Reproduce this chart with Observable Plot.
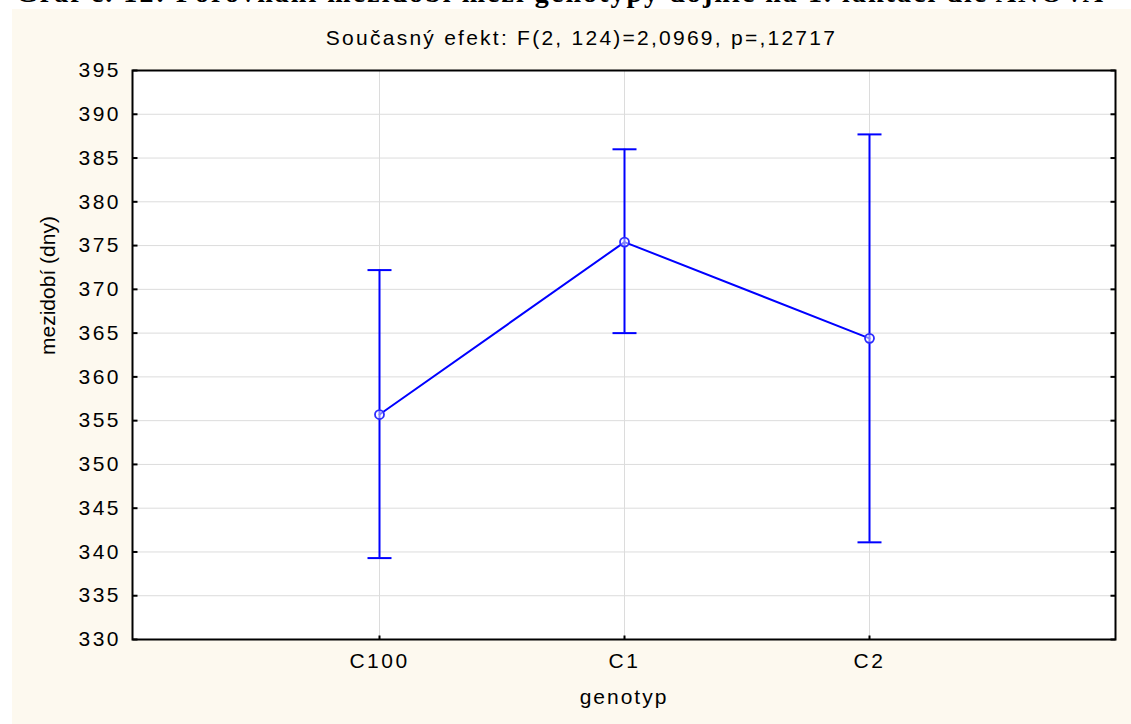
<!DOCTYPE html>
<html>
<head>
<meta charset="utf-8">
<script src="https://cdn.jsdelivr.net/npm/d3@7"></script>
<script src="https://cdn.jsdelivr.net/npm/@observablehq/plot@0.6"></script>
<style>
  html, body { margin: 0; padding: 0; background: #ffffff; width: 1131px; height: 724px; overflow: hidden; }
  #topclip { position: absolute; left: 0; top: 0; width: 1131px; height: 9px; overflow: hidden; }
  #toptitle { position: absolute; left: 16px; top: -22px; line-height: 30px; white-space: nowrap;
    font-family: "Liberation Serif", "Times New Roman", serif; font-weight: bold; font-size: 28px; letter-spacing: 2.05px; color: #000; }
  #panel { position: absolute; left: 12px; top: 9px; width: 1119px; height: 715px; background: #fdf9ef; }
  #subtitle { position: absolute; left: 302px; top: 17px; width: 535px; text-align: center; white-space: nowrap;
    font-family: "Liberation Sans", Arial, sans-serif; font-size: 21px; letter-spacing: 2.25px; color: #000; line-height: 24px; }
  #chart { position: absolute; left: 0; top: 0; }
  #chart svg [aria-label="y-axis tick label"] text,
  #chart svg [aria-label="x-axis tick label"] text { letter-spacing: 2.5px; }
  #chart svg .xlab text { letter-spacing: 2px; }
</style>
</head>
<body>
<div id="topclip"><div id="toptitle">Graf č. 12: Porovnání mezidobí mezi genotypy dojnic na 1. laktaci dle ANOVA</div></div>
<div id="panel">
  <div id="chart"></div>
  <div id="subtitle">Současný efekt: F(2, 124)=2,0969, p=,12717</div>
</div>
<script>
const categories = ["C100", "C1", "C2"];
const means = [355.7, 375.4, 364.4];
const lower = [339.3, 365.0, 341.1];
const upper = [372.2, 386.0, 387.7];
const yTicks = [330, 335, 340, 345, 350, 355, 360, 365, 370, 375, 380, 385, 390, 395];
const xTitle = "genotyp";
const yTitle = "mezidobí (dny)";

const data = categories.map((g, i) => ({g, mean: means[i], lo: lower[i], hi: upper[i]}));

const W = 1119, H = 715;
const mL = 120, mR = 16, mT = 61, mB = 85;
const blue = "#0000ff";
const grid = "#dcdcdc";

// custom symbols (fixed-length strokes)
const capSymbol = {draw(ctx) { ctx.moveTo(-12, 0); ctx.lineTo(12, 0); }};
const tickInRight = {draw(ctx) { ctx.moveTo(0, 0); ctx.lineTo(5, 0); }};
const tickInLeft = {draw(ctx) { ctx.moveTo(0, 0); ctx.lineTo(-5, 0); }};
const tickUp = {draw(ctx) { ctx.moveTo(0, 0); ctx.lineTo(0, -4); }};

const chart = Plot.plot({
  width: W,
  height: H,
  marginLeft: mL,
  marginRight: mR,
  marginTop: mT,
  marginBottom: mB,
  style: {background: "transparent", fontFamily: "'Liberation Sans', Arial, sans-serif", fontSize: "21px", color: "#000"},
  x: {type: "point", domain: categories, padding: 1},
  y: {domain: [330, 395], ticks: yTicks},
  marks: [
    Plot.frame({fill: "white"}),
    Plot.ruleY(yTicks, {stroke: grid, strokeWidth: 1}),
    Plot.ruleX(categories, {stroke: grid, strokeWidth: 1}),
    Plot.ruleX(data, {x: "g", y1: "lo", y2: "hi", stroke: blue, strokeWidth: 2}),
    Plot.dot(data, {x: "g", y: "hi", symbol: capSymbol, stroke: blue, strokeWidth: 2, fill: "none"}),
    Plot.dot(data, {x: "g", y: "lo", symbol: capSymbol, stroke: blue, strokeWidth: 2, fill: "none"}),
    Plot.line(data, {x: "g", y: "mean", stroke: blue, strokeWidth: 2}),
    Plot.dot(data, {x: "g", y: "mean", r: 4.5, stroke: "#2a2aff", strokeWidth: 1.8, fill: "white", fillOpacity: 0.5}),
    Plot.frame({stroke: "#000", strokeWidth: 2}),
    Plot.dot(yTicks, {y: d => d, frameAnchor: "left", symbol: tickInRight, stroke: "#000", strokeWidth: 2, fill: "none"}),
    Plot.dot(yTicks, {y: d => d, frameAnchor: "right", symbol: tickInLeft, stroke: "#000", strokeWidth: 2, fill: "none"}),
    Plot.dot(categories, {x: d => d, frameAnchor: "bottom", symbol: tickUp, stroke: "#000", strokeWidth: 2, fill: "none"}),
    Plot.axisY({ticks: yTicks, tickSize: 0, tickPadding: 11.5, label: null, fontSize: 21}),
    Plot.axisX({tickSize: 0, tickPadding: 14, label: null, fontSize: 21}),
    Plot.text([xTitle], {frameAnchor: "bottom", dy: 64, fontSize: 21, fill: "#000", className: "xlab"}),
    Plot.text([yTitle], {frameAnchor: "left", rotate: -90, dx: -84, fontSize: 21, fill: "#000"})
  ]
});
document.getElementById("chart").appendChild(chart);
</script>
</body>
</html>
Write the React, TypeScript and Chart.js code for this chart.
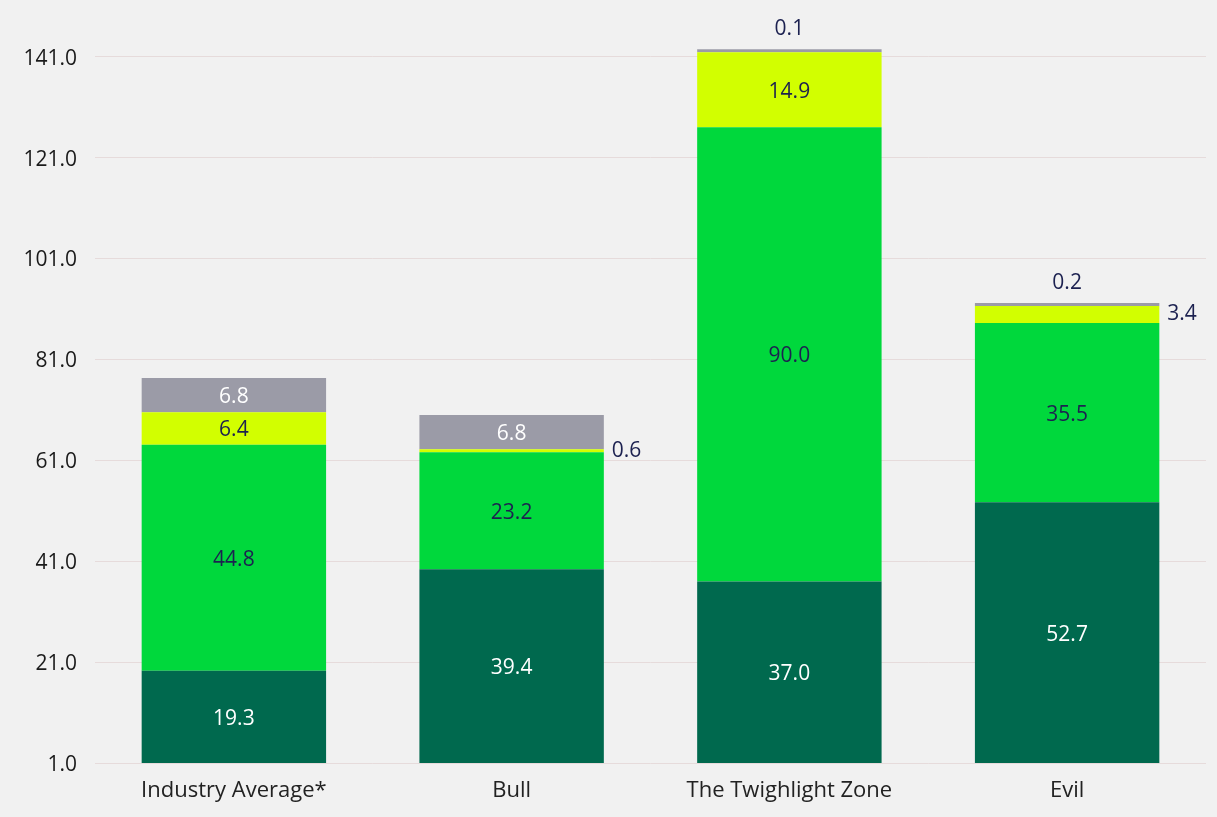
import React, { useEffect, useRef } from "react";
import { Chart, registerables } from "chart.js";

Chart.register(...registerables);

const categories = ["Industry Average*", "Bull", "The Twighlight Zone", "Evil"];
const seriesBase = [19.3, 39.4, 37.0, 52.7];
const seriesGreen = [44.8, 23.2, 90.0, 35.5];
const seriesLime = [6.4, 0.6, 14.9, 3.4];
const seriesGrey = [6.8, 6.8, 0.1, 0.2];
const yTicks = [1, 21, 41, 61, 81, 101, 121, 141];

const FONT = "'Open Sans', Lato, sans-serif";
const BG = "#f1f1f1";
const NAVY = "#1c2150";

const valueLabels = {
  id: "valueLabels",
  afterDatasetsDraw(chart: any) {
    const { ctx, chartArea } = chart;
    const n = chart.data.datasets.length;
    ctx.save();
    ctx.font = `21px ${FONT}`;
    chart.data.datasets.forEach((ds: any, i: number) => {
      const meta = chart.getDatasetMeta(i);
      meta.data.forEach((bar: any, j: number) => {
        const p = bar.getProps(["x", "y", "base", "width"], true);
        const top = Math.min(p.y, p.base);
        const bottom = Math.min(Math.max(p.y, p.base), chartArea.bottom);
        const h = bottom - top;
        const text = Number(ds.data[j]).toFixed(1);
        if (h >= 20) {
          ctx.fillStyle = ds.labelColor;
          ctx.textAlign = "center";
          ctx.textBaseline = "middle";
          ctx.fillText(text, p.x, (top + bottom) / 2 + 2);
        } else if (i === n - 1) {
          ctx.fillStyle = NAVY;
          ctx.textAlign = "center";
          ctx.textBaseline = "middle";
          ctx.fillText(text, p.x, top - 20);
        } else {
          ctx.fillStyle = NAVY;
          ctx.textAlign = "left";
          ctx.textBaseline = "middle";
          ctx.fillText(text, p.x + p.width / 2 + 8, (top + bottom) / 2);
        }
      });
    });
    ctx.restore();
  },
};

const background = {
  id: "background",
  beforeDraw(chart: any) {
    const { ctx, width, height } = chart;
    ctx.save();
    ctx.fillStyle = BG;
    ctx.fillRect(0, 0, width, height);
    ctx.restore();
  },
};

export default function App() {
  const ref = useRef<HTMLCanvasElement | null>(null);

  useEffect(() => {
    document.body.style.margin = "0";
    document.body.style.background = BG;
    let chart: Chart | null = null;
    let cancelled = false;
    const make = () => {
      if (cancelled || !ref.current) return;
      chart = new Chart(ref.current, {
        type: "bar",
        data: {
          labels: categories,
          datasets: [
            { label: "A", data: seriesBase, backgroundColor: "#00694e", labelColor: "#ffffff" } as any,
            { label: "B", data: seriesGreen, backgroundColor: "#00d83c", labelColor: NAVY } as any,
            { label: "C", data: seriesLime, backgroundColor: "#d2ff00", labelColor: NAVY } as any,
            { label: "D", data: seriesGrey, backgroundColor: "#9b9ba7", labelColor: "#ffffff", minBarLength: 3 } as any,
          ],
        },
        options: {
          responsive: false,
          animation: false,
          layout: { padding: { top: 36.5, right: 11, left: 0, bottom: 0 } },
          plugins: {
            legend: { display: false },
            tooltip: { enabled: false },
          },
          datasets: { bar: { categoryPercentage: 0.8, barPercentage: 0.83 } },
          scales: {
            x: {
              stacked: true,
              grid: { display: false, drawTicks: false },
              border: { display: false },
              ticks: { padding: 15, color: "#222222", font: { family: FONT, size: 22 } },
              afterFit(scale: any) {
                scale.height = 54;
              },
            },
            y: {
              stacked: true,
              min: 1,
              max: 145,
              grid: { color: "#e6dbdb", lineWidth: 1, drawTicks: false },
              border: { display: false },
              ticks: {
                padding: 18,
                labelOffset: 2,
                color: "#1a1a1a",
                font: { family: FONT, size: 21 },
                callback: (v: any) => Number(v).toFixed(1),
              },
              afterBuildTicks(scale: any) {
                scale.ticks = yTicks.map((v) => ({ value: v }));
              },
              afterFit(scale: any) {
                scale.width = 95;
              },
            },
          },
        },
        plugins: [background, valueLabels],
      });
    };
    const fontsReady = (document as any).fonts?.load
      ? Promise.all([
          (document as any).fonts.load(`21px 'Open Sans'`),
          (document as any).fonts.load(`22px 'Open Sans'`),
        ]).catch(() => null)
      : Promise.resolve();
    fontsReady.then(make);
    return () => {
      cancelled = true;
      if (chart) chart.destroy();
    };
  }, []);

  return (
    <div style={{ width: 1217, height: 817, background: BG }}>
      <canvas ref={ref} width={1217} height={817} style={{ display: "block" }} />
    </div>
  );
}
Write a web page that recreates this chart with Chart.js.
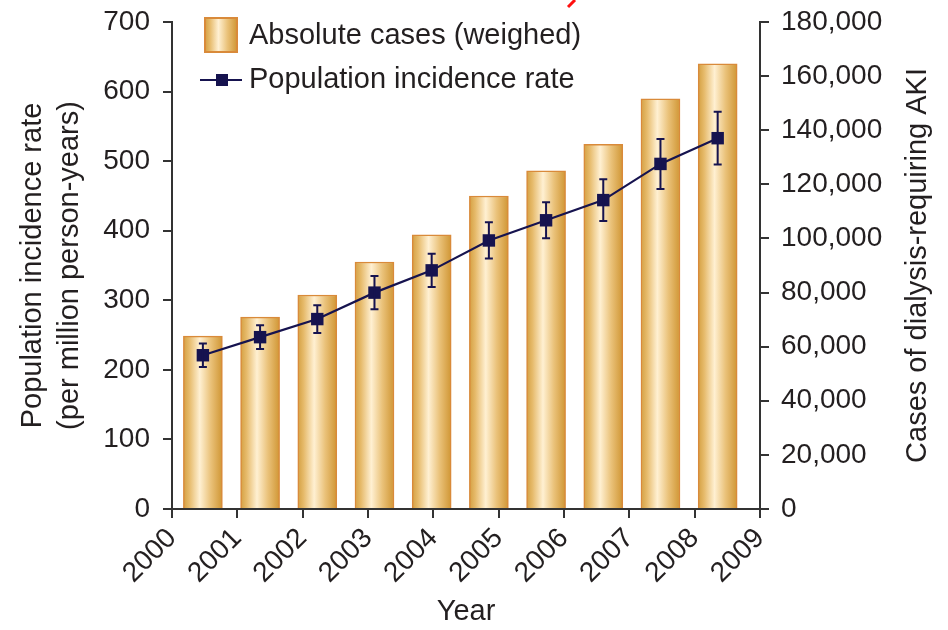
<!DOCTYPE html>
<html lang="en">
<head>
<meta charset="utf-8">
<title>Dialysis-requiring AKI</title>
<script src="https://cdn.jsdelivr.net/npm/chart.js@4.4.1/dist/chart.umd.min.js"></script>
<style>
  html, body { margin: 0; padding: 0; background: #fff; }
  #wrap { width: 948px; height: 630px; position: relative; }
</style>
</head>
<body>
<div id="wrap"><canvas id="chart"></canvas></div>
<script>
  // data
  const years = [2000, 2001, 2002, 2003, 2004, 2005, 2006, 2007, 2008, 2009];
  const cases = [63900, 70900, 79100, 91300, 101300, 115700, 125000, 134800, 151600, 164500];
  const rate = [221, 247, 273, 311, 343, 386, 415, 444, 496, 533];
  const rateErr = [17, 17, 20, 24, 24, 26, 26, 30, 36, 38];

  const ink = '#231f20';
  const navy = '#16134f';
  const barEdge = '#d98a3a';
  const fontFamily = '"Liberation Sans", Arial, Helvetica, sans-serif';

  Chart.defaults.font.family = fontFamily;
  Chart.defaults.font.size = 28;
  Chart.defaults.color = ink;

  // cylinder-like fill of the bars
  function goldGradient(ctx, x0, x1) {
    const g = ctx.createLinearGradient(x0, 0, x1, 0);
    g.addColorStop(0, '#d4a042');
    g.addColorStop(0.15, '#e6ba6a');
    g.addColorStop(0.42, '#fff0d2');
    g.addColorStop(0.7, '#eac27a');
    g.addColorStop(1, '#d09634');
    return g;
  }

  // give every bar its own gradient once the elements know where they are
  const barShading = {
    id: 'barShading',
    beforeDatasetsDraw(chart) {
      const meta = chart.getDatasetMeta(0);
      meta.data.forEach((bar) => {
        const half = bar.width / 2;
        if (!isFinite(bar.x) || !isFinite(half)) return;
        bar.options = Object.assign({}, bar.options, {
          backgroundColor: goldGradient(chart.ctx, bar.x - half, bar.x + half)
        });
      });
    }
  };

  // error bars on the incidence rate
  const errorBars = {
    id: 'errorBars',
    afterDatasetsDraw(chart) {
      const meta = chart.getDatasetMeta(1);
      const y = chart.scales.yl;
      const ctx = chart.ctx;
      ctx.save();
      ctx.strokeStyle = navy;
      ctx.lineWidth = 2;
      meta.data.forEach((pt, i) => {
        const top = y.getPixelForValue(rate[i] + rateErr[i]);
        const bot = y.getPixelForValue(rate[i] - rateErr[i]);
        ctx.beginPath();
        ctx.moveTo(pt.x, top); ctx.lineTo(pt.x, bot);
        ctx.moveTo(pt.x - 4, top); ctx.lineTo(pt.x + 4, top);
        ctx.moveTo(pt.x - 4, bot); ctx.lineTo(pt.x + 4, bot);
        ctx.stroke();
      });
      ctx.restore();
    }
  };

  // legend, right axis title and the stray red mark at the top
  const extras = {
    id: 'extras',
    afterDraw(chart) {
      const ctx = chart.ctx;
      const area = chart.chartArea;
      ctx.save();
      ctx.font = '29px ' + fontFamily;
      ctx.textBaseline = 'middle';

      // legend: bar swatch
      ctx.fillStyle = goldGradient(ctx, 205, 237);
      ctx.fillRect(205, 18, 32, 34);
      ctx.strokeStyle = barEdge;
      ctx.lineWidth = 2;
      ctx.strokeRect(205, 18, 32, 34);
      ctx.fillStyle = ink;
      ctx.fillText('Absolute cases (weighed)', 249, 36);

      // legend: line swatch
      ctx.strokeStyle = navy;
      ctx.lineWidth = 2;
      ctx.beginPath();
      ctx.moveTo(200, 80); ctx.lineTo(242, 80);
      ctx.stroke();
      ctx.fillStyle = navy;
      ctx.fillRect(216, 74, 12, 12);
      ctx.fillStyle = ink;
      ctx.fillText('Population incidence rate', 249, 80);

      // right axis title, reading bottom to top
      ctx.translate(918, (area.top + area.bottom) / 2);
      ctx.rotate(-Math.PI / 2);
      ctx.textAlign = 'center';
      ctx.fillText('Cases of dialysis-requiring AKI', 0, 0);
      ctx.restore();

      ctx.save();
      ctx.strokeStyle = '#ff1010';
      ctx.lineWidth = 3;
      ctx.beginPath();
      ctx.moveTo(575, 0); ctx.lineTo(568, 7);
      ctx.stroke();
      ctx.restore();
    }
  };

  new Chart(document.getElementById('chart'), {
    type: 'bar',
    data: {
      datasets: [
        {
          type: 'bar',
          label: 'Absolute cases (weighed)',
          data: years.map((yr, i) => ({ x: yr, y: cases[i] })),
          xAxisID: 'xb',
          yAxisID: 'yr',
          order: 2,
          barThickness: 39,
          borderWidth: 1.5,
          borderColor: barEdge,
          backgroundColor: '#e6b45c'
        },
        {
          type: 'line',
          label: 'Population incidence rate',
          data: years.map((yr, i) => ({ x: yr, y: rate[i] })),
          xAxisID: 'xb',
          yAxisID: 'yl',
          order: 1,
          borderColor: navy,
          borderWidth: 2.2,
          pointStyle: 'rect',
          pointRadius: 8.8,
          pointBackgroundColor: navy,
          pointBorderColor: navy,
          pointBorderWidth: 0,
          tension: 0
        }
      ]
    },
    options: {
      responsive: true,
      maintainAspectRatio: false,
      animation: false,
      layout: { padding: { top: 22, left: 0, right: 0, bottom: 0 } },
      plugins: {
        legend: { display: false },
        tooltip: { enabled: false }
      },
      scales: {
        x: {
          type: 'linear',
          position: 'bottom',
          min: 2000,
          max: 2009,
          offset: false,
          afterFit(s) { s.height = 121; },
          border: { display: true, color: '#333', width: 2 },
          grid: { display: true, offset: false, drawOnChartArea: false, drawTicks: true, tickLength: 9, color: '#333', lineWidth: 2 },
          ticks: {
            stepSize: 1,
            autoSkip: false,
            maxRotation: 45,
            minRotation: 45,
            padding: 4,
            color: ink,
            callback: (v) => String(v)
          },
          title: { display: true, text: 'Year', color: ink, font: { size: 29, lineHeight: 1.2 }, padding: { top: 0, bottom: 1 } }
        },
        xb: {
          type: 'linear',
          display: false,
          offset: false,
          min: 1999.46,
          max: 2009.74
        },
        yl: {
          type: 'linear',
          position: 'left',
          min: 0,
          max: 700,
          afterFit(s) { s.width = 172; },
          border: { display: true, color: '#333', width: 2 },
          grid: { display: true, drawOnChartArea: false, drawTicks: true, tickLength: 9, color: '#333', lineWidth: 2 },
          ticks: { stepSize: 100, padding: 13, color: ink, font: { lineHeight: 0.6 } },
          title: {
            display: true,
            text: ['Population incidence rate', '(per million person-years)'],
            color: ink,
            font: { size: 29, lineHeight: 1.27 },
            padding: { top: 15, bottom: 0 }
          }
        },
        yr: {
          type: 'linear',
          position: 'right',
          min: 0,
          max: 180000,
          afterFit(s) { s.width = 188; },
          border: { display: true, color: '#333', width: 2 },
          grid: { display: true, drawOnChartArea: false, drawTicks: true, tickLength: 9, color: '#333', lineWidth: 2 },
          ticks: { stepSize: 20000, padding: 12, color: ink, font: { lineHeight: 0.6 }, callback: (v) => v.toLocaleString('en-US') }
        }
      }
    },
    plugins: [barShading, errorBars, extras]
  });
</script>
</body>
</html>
********
» What is expected:
Skip all pictures and retype only the stretch from the line that holds "Write the React, TypeScript" through the line that holds "const ref = useRef<HTMLCanvasElement", exactly as written.

» The result:
Write the React, TypeScript and Chart.js code for this chart.
import React, { useEffect, useRef } from "react";
import { Chart, registerables } from "chart.js";

Chart.register(...registerables);

const categories = ["Industry Average*", "Bull", "The Twighlight Zone", "Evil"];
const seriesBase = [19.3, 39.4, 37.0, 52.7];
const seriesGreen = [44.8, 23.2, 90.0, 35.5];
const seriesLime = [6.4, 0.6, 14.9, 3.4];
const seriesGrey = [6.8, 6.8, 0.1, 0.2];
const yTicks = [1, 21, 41, 61, 81, 101, 121, 141];

const FONT = "'Open Sans', Lato, sans-serif";
const BG = "#f1f1f1";
const NAVY = "#1c2150";

const valueLabels = {
  id: "valueLabels",
  afterDatasetsDraw(chart: any) {
    const { ctx, chartArea } = chart;
    const n = chart.data.datasets.length;
    ctx.save();
    ctx.font = `21px ${FONT}`;
    chart.data.datasets.forEach((ds: any, i: number) => {
      const meta = chart.getDatasetMeta(i);
      meta.data.forEach((bar: any, j: number) => {
        const p = bar.getProps(["x", "y", "base", "width"], true);
        const top = Math.min(p.y, p.base);
        const bottom = Math.min(Math.max(p.y, p.base), chartArea.bottom);
        const h = bottom - top;
        const text = Number(ds.data[j]).toFixed(1);
        if (h >= 20) {
          ctx.fillStyle = ds.labelColor;
          ctx.textAlign = "center";
          ctx.textBaseline = "middle";
          ctx.fillText(text, p.x, (top + bottom) / 2 + 2);
        } else if (i === n - 1) {
          ctx.fillStyle = NAVY;
          ctx.textAlign = "center";
          ctx.textBaseline = "middle";
          ctx.fillText(text, p.x, top - 20);
        } else {
          ctx.fillStyle = NAVY;
          ctx.textAlign = "left";
          ctx.textBaseline = "middle";
          ctx.fillText(text, p.x + p.width / 2 + 8, (top + bottom) / 2);
        }
      });
    });
    ctx.restore();
  },
};

const background = {
  id: "background",
  beforeDraw(chart: any) {
    const { ctx, width, height } = chart;
    ctx.save();
    ctx.fillStyle = BG;
    ctx.fillRect(0, 0, width, height);
    ctx.restore();
  },
};

export default function App() {
  const ref = useRef<HTMLCanvasElement | null>(null);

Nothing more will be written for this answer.